Published 21 Jan 2026 in cs.LG | (2601.14633v1)

Abstract: Credit default risk arises from complex interactions among borrowers, financial institutions, and transaction-level behaviors. While strong tabular models remain highly competitive in credit scoring, they may fail to explicitly capture cross-entity dependencies embedded in multi-table financial histories. In this work, we construct a massive-scale heterogeneous graph containing over 31 million nodes and more than 50 million edges, integrating borrower attributes with granular transaction-level entities such as installment payments, POS cash balances, and credit card histories.
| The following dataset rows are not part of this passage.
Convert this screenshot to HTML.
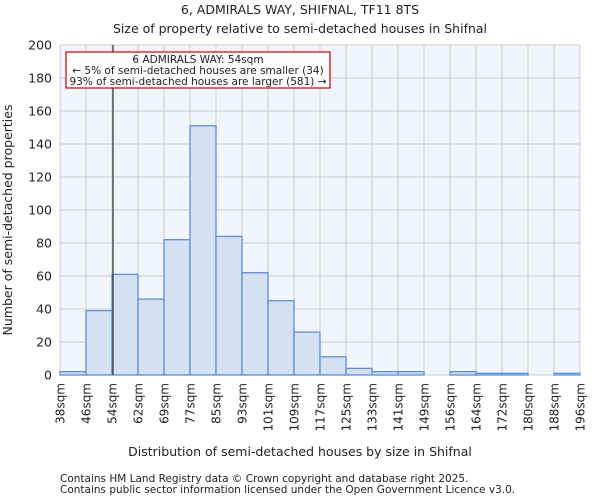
<!DOCTYPE html>
<html><head><meta charset="utf-8"><style>
body{margin:0;background:#fff;font-family:"DejaVu Sans","Liberation Sans",sans-serif;}
svg text{font-family:"DejaVu Sans","Liberation Sans",sans-serif;fill:#222;}
</style></head><body>
<svg id="chart" width="600" height="500">
<text x="300" y="14" text-anchor="middle" font-size="12.5">6, ADMIRALS WAY, SHIFNAL, TF11 8TS</text>
<text x="300" y="33" text-anchor="middle" font-size="12.5">Size of property relative to semi-detached houses in Shifnal</text>
<rect x="60" y="45" width="520" height="330" fill="#f3f5fd"/>
<g id="grid"></g><g id="bars"></g><g id="axes"></g>
<text x="300" y="456" text-anchor="middle" font-size="12.5">Distribution of semi-detached houses by size in Shifnal</text>
<text transform="translate(12,220) rotate(-90)" text-anchor="middle" font-size="12.5">Number of semi-detached properties</text>
<text x="60" y="482" font-size="10.5" fill="#444">Contains HM Land Registry data © Crown copyright and database right 2025.</text>
<text x="60" y="493" font-size="10.5" fill="#444">Contains public sector information licensed under the Open Government Licence v3.0.</text>
<line x1="113" y1="45" x2="113" y2="375" stroke="#333" stroke-width="1.2"/>
<rect x="66" y="52" width="264" height="36" fill="#fff" stroke="#c00" stroke-width="1.2"/>
<text x="198" y="63" text-anchor="middle" font-size="10.5">6 ADMIRALS WAY: 54sqm</text>
<text x="198" y="74" text-anchor="middle" font-size="10.5">← 5% of semi-detached houses are smaller (34)</text>
<text x="198" y="85" text-anchor="middle" font-size="10.5">93% of semi-detached houses are larger (581) →</text>
</svg>
<script>
const edgeLabels=["38sqm","46sqm","54sqm","62sqm","69sqm","77sqm","85sqm","93sqm","101sqm","109sqm","117sqm","125sqm","133sqm","141sqm","149sqm","156sqm","164sqm","172sqm","180sqm","188sqm","196sqm"];
const counts=[2,39,61,46,82,151,84,62,45,26,11,4,2,2,0,2,1,1,0,1];
const yTicks=[0,20,40,60,80,100,120,140,160,180,200];
const NS="http://www.w3.org/2000/svg";
const x0=60,x1=580,y0=375,y1=45,yMax=200;
const bw=(x1-x0)/counts.length;
const xs=i=>x0+i*bw;
const ys=v=>y0-(v/yMax)*(y0-y1);
function mk(t,a,p){const e=document.createElementNS(NS,t);for(const k in a)e.setAttribute(k,a[k]);p.appendChild(e);return e;}
const grid=document.getElementById('grid'),bars=document.getElementById('bars'),axes=document.getElementById('axes');
yTicks.forEach(v=>{
 const l=mk('line',{x1:x0,x2:x1,y1:ys(v),y2:ys(v),stroke:'#cccccc'},grid);
 
 
 const t=mk('text',{x:x0-8,y:ys(v)+4.5,'text-anchor':'end','font-size':12.5},axes);
 t.textContent=v;
 
 
});
edgeLabels.forEach((s,i)=>{
 const l=mk('line',{x1:xs(i),x2:xs(i),y1:y1,y2:y0,stroke:'#cccccc'},grid);
 
 
 const t=mk('text',{transform:`translate(${xs(i)+4.5},${y0+8}) rotate(-90)`,'text-anchor':'end','font-size':12},axes);
 t.textContent=s;
 
 
});
counts.forEach((v,i)=>{
 if(v<=0)return;
 const r=mk('rect',{x:xs(i),y:ys(v),width:bw,height:y0-ys(v),fill:'#d6e0f3',stroke:'#5b8fd6','stroke-width':1.3},bars);
 
 
});
</script>
</body></html>
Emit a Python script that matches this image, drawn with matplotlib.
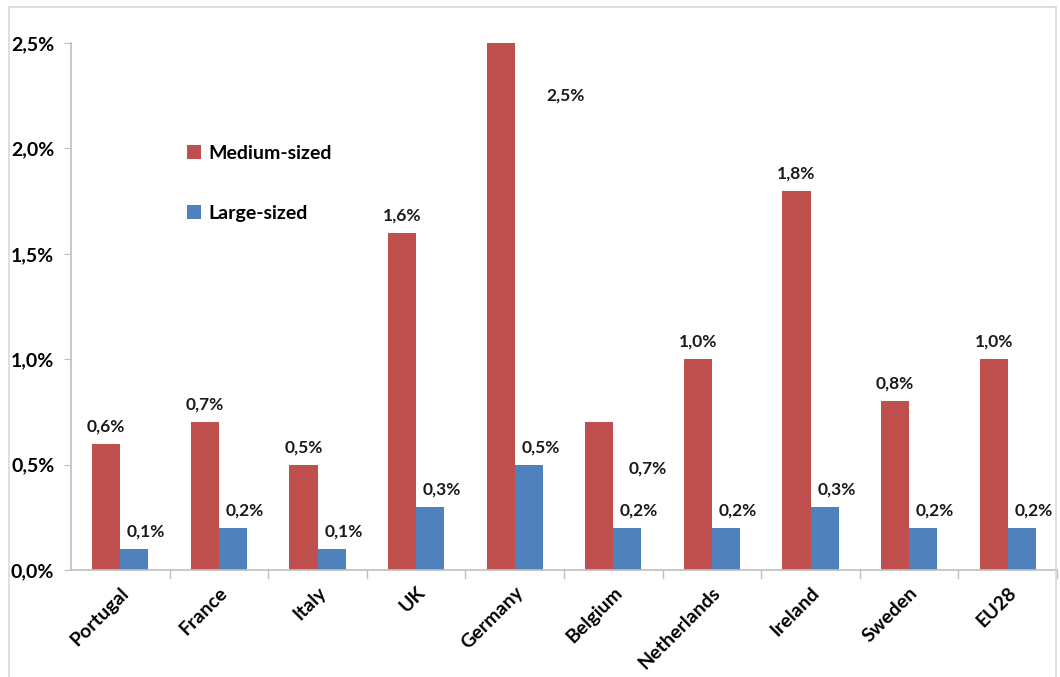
import matplotlib.pyplot as plt
import numpy as np
from matplotlib.patches import Rectangle

countries = ["Portugal", "France", "Italy", "UK", "Germany", "Belgium",
             "Netherlands", "Ireland", "Sweden", "EU28"]
medium = [0.6, 0.7, 0.5, 1.6, 2.5, 0.7, 1.0, 1.8, 0.8, 1.0]
large = [0.1, 0.2, 0.1, 0.3, 0.5, 0.2, 0.2, 0.3, 0.2, 0.2]
yticks = [0.0, 0.5, 1.0, 1.5, 2.0, 2.5]

RED = "#C0504D"
BLUE = "#4F81BD"
GRID = "#BFBFBF"
FONT = "Lato"

def pct(v):
    return f"{v:.1f}%".replace(".", ",")

fig = plt.figure(figsize=(10.6, 6.77), dpi=100)
fig.patches.append(Rectangle((9 / 1060, -0.01), 1047 / 1060, 1 - 7 / 677 + 0.01,
                             transform=fig.transFigure, fill=False,
                             edgecolor="#D9D9D9", linewidth=1.2))
ax = fig.add_axes([71 / 1060, 1 - 570 / 677, 986 / 1060, (570 - 43) / 677])

x = np.arange(len(countries))
w = 0.285
ax.bar(x - w / 2, medium, w, color=RED, label="Medium-sized")
ax.bar(x + w / 2, large, w, color=BLUE, label="Large-sized")

ax.set_xlim(-0.5, len(countries) - 0.5)
ax.set_ylim(0, 2.5)
ax.set_yticks(yticks)
ax.set_yticklabels([pct(v) for v in yticks], fontsize=14,
                   fontweight="bold", family=FONT)
ax.set_xticks(x)
ax.set_xticklabels(countries, rotation=45, ha="right", rotation_mode="anchor",
                   fontsize=14, fontweight="bold", family=FONT)
ax.tick_params(axis="x", length=0, pad=10)
ax.tick_params(axis="y", length=5, color=GRID, pad=7)
for b in np.arange(0.5, len(countries), 1.0):
    ax.plot([b, b], [0, -0.04], color=GRID, lw=1, clip_on=False)

for s in ["top", "right"]:
    ax.spines[s].set_visible(False)
for s in ["left", "bottom"]:
    ax.spines[s].set_color(GRID)
    ax.spines[s].set_linewidth(1.2)

lbl = dict(fontsize=12.5, fontweight="bold", family=FONT, color="#1a1a1a",
           ha="center")
for i, v in enumerate(medium):
    xi = i - w / 2
    if countries[i] == "Germany":
        ax.text(xi + 0.66, v - 0.25, pct(v), va="center", **lbl)
    elif countries[i] == "Belgium":
        ax.text(xi + 0.49, v - 0.22, pct(v), va="center", **lbl)
    else:
        ax.text(xi, v + 0.045, pct(v), va="bottom", **lbl)
for i, v in enumerate(large):
    ax.text(i + w / 2 + 0.12, v + 0.045, pct(v), va="bottom", **lbl)

ax.legend(loc="upper left", bbox_to_anchor=(0.1, 0.84), frameon=False,
          prop={"family": FONT, "weight": "bold", "size": 14},
          handlelength=0.7, handleheight=0.7, handletextpad=0.4,
          labelspacing=2.2)

fig.savefig("out.png", dpi=100)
We evaluate heterogeneous graph neural networks (GNNs), including heterogeneous GraphSAGE and a relation-aware attentive heterogeneous GNN, against strong tabular baselines. We find that standalone GNNs provide limited lift over a competitive gradient-boosted tree baseline, while a hybrid ensemble that augments tabular features with GNN-derived customer embeddings achieves the best overall performance, improving both ROC-AUC and PR-AUC. We further observe that contrastive pretraining can improve optimization stability but yields limited downstream gains under generic graph augmentations. Finally, we conduct structured explainability and fairness analyses to characterize how relational signals affect subgroup behavior and screening-oriented outcomes.